Vorvulev, Nikolai
Vorvulev, Nikolai Dmitrievich
Born Jan. 9 (22), 1917, in Pavlovsk, now in Voronezh Oblast; died Aug. 29, 1967, in Kiev. Soviet Russian singer (baritone). People’s Artist of the USSR (1956).
Vorvulev took singing lessons in Minsk from V. F. Karin. He was a member of Red Army amateur artistic groups and in 1939 became a soloist with the Song and Dance Ensemble of the Byelorussian Military District. In 1946, Vorvulev made his debut in the role of Escamillo in Bizet’s opera Carmen at the Byelorussian Theater of Opera and Ballet.

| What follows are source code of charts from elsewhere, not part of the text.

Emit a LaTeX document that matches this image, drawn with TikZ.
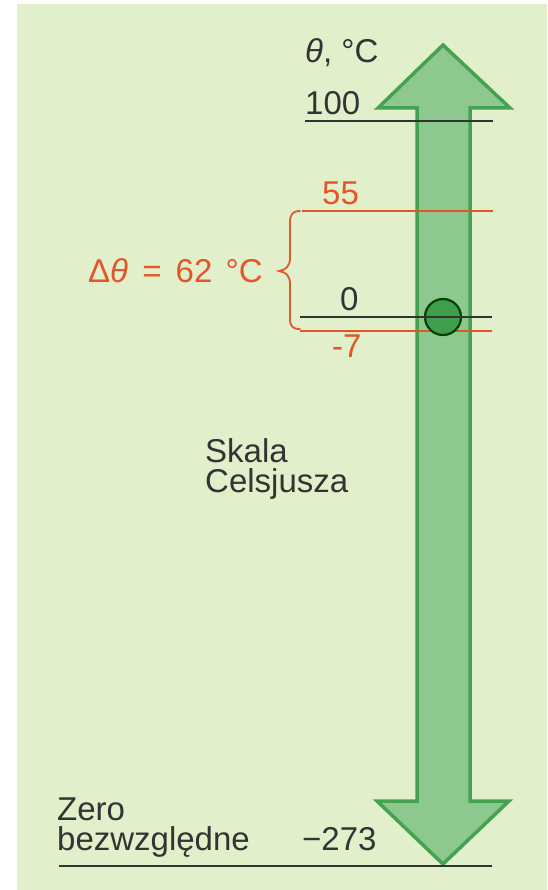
\documentclass[tikz,border=0pt]{standalone}
\usepackage{fontspec}
\setmainfont{Liberation Sans}
\definecolor{bg}{HTML}{E2EFCB}
\definecolor{arrowfill}{HTML}{8DC98F}
\definecolor{arrowline}{HTML}{44A250}
\definecolor{dotfill}{HTML}{3F9E4C}
\definecolor{ink}{HTML}{333333}
\definecolor{warm}{HTML}{E2562A}
\tikzset{
  lbl/.style={anchor=base west, inner sep=0pt, text=ink, font=\fontsize{33}{29}\selectfont},
  wlbl/.style={lbl, text=warm},
  blackline/.style={draw=ink, line width=2pt},
  warmline/.style={draw=warm, line width=2pt},
}
\begin{document}
\begin{tikzpicture}[x=1pt,y=-1pt]
\useasboundingbox (0,0) rectangle (547,890);
\fill[bg] (17,4) rectangle (547,890);
% double arrow
\filldraw[fill=arrowfill, draw=arrowline, line width=3.5pt, line join=miter]
  (443,45) -- (510,108) -- (470,108) -- (470,801) -- (509,801) -- (443,864)
  -- (377,801) -- (417,801) -- (417,108) -- (378,108) -- cycle;
% scale lines
\coordinate (l100a) at (305,121); \coordinate (l100b) at (493,121);
\coordinate (l55a) at (302,211); \coordinate (l55b) at (493,211);
\coordinate (l0a) at (300,317); \coordinate (l0b) at (492,317);
\coordinate (lm7a) at (300,331); \coordinate (lm7b) at (492,331);
\coordinate (lza) at (59,866); \coordinate (lzb) at (492,866);
\draw[blackline] (l100a) -- (l100b);
\draw[warmline] (l55a) -- (l55b);
\draw[warmline] (lm7a) -- (lm7b);
\node[circle, minimum size=36pt, inner sep=0pt, fill=dotfill, draw=black!75!green, line width=2.2pt] (dot) at (443,317) {};
\draw[blackline] (l0a) -- (l0b);
\draw[blackline] (lza) -- (lzb);
% brace
\draw[warm, line width=1.8pt, line cap=round]
  (300,211) .. controls (292,211) and (290,215) .. (290,223) -- (290,258)
  .. controls (290,266) and (286,270) .. (279,271)
  .. controls (286,272) and (290,276) .. (290,284) -- (290,318)
  .. controls (290,326) and (292,329) .. (300,329);
% labels
\node[lbl] (unit) at (305,63) {\textit{θ}, °C};
\node[lbl] (t100) at (305,115) {100};
\node[wlbl] (t55) at (322,205) {55};
\node[lbl] (t0) at (340,310) {0};
\node[wlbl] (tm7) at (332,357) {-7};
\node[wlbl] (delta) at (88,283) {Δ\textit{θ}\hspace{5pt} =\hspace{5pt} 62\hspace{4pt} °C};
\node[lbl] (skala) at (205,462) {Skala};
\node[lbl, text height=22pt] (cels) at (205,492) {Celsjusza};
\node[lbl, text depth=0pt] (zero) at (57,820) {Zero};
\node[lbl, text height=22pt] (bezw) at (57,850) {bezwzględne};
\node[lbl] (t273) at (302,850) {−273};
\end{tikzpicture}
\end{document}
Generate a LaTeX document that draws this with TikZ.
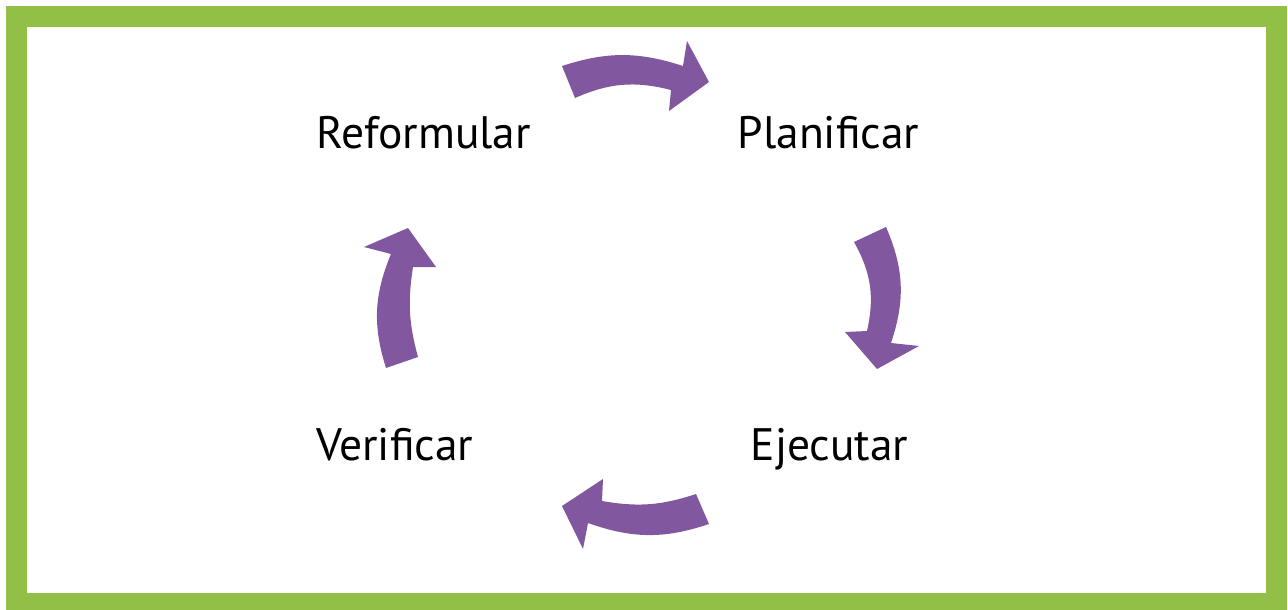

At the same time he studied at the Minsk Conservatory in E. E. Viting’s voice class. From 1957 to 1967, Vorvulev was a soloist with the T. G. Shevchenko Ukrainian Theater of Opera and Ballet in Kiev. He began touring abroad in 1955 (Poland, Yugoslavia, the German Democratic Republic, and Great Britain). Vorvulev was a deputy to the fourth convocation of the Supreme Soviet of the Byelorussian SSR and to the fifth convocation of the Supreme Soviet of the Ukrainian SSR. He was awarded two Orders of Lenin, three other orders, and various medals.